Because know this, moms and dads: the goal is not to make them good. It’s to make them whole. Not behavior modification; soul rejuvenation. We don’t want to use faith to make bad kids good but to make dead souls live. The stakes really are that high. One of my laments as a parent – and I know I’m kind of complaining about really good news – is along these lines. We did have THE CONVERSATION is it was the prelude to THE TALK, but I have to admit that I positioned faith to my kids as almost a preventative. A good way to stay out of trouble. And they followed! They walk with Jesus now, and they gave us no headaches as teenagers (rebellion is not inevitable). It’s just that I think in retrospect I made God more useful than beautiful to them. I’d like to have talked to them more about prayer, more about how good it is to be saved, more about the miracle of Holy Spirit filling. I’m grateful that in a lot of ways God worked more in spite of me than because of me, and I long for you to get it all right. You can only have THE TALK when you’re first having THE CONVERSATION.
Because the stakes are so high.

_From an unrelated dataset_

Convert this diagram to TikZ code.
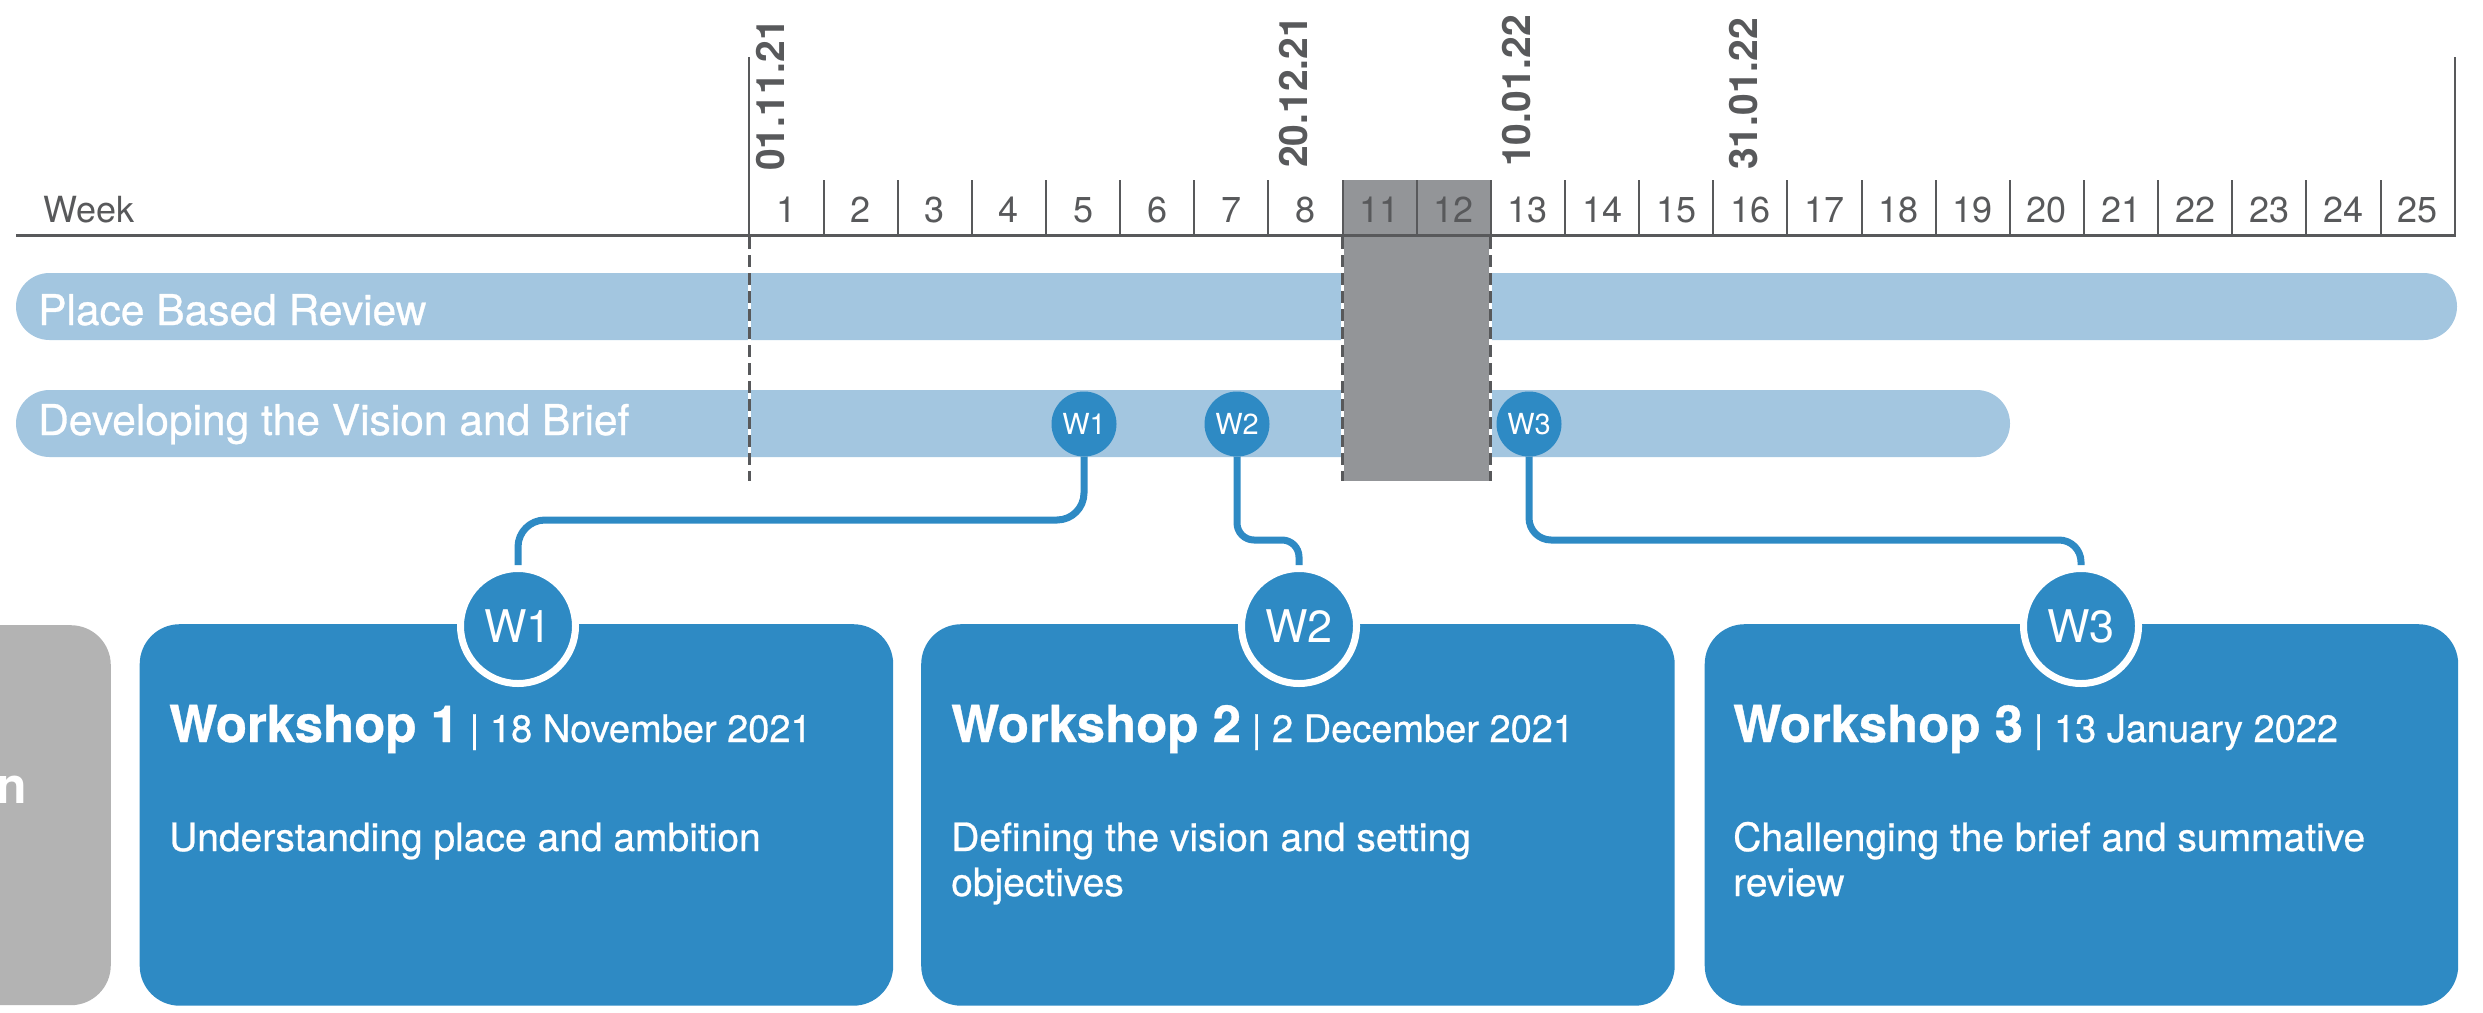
\documentclass[tikz,border=0pt]{standalone}
\usepackage{fontspec}
\setmainfont{TeX Gyre Heros}
\newfontfamily\medfont[FakeBold=0.7]{TeX Gyre Heros}
\definecolor{barblue}{HTML}{A3C6E0}
\definecolor{wblue}{HTML}{2E8AC4}
\definecolor{blockgrey}{HTML}{939598}
\definecolor{dgrey}{HTML}{58595B}
\definecolor{boxgrey}{HTML}{B3B3B3}
\begin{document}
\begin{tikzpicture}[x=1pt,y=-1pt,
  weeknum/.style={font=\fontsize{36}{42}\selectfont, text=dgrey, anchor=base, inner sep=0},
  datelbl/.style={font=\fontsize{39}{46}\selectfont\bfseries, text=dgrey, rotate=90, anchor=base west, inner sep=0},
  tickline/.style={draw=dgrey, line width=2},
  dashline/.style={draw=dgrey, line width=3, dash pattern=on 12pt off 6pt},
  whiteline/.style={draw=white, line width=3},
  bartext/.style={font=\medfont\fontsize{42.5}{50}\selectfont, text=white, anchor=base west, inner sep=0},
  smallc/.style={circle, fill=wblue, minimum size=65, inner sep=0, text=white, font=\fontsize{29}{33}\selectfont},
  bigc/.style={circle, fill=wblue, draw=white, line width=7, minimum size=115, inner sep=0, text=white, font=\fontsize{45}{50}\selectfont},
  conn/.style={draw=wblue, line width=7, rounded corners=24},
  wbox/.style={fill=wblue, rounded corners=40, anchor=north west, minimum width=753.5, minimum height=381.5, inner sep=0},
  titletext/.style={text=white, anchor=base west, inner sep=0, font=\medfont\fontsize{38}{45}\selectfont},
  desctext/.style={text=white, anchor=base west, inner sep=0, font=\medfont\fontsize{39}{46}\selectfont}
]
\useasboundingbox (0,0) rectangle (2483,1012);

% ---------- header ----------
\fill[blockgrey] (1342.5,180) rectangle (1490.8,481);
\node[weeknum, anchor=base west] (week) at (43,222) {Week};
\foreach \n [count=\i from 0] in {1,2,3,4,5,6,7,8,11,12,13,14,15,16,17,18,19,20,21,22,23,24,25}
  \node[weeknum] (wk\n) at ({749.4+(\i+0.5)*74.14},222) {\n};
\foreach \i in {1,...,22}
  \draw[tickline] ({749.4+\i*74.14},180) -- ({749.4+\i*74.14},236);
\draw[tickline] (749.4,57) -- (749.4,236);
\draw[tickline] (2454.6,57) -- (2454.6,236);
\draw[draw=dgrey, line width=3] (16,235.5) -- (2455.6,235.5);

\node[datelbl] (d1) at (784,171) {01.11.21};
\node[datelbl] (d2) at (1307,168) {20.12.21};
\node[datelbl] (d3) at (1530,167) {10.01.22};
\node[datelbl] (d4) at (1757,170) {31.01.22};

% ---------- bars ----------
\fill[barblue, rounded corners=33.5] (16,273) rectangle (2457,340);
\fill[barblue, rounded corners=33.5] (16,390) rectangle (2010,457);
\node[bartext] (pbr) at (38,325) {Place Based Review};
\node[bartext] (dvb) at (38,435) {Developing the Vision and Brief};

% ---------- holiday block ----------
\fill[blockgrey] (1342.5,237) rectangle (1490.8,481);
\draw[whiteline] (1342.5,237) -- (1342.5,481);
\draw[dashline] (1342.5,237) -- (1342.5,481);
\draw[whiteline] (1490.8,237) -- (1490.8,481);
\draw[dashline] (1490.8,237) -- (1490.8,481);
\draw[whiteline] (749.4,237) -- (749.4,481);
\draw[dashline] (749.4,237) -- (749.4,481);

% ---------- milestone circles ----------
\node[smallc] (sw1) at (1084,424) {W1};
\node[smallc] (sw2) at (1237,424) {W2};
\node[smallc] (sw3) at (1529,424) {W3};

% ---------- workshop boxes ----------
\node[fill=boxgrey, rounded corners=40, anchor=north east, minimum width=200, minimum height=380, inner sep=0] (gbox) at (111,625) {};
\node[text=white, anchor=base east, inner sep=0, font=\fontsize{50}{60}\selectfont\bfseries] (gtext) at (27,803) {n};

\node[wbox] (box1) at (139.5,624) {};
\node[wbox] (box2) at (921,624) {};
\node[wbox] (box3) at (1704.5,624) {};

\node[bigc] (bw1) at (518,626) {W1};
\node[bigc] (bw2) at (1299,626) {W2};
\node[bigc] (bw3) at (2081,626) {W3};

% ---------- connectors ----------
\draw[conn, rounded corners=27] (sw1.south) -- (sw1.south |- 0,520) -- (bw1.north |- 0,520) -- (bw1.north);
\draw[conn, rounded corners=17] (sw2.south) -- (sw2.south |- 0,540) -- (bw2.north |- 0,540) -- (bw2.north);
\draw[conn, rounded corners=22] (sw3.south) -- (sw3.south |- 0,540) -- (bw3.north |- 0,540) -- (bw3.north);

% ---------- texts ----------
\node[titletext] (t1) at (169,742) {{\fontsize{51}{60}\selectfont\bfseries Workshop 1} | 18 November 2021};
\node[titletext] (t2) at (951,742) {{\fontsize{51}{60}\selectfont\bfseries Workshop 2} | 2 December 2021};
\node[titletext] (t3) at (1733,742) {{\fontsize{51}{60}\selectfont\bfseries Workshop 3} | 13 January 2022};

\node[desctext] (s1) at (169,851) {Understanding place and ambition};
\node[desctext] (s2a) at (951,851) {Defining the vision and setting};
\node[desctext] (s2b) at (951,896) {objectives};
\node[desctext] (s3a) at (1733,851) {Challenging the brief and summative};
\node[desctext] (s3b) at (1733,896) {review};
\end{tikzpicture}
\end{document}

Your silence in this case is your hypocrisy. If you expect your kids to “catch” faith from you without ever explaining it, you’ll be sorely disappointed. You are not just a role model – and hopefully not an object lesson! – because you will want to give a reason for the hope that lives within you. You have the enormous privilege, moms and dads, of being a filter for your kids. I mean, your house has air filters, water filters, internet filters, why not truth filters as well. You have to help them assess all the information that comes into their minds – TV, games, music, movies, and more – through the lens of Jesus. Because in this world … we’re going to be odd! Beautifully strange! I’ll always remember the time our now 30 year old daughter was 13 and we were on a family vacation and she was reading Teen Glamour. She finished the article that was on sex and relationships – suffice it to say that being Teen Glamour, it wasn’t high on celibacy in singleness and faithfulness in marriage – put the magazine aside and said with steely determination: “That was so against everything I’ve ever been taught in my life.” Hallelujuah! Filtering worked in that case. You can only have THE TALK when you’re first having THE CONVERSATION.
Who knows? Maybe this Pandemic and the extra time at home it gives you will be used by God to give you that extra time to have true-er, deeper, more everlasting conversations with your family that turn into talks for Jesus. What a marvelous way for him to massage undeniably good out of the unbelievably bad. You can only have THE TALK when you’re first having THE CONVERSATION.
It’s beautiful to see the fruit of it. A couple of months ago I went to a funeral for a 15 year old. That’s incredibly sad … but this was really unlike any funeral I’ve ever attended. The young woman who died had actually been born with a condition that made her brain never advance beyond that of a nine month old. She was a 9 month old person in a 15 year old’s body. And so her body gave out. But the funeral was … dazzling. Most dazzling was dad’s – Dad’s! – eulogy. In it he shared of how he had told his daughter about Jesus every day of her life, not in isolation from the day’s routine but as part of it. And he is convinced that because of that constant bathing in truth, the moments of her passing were anything but tortured … instead, serene and lovely. As he shared with us that day: Emma saw Jesus … and he took her breath away.
So he did. May that kind of legacy from that kind of conversation run in all our families today.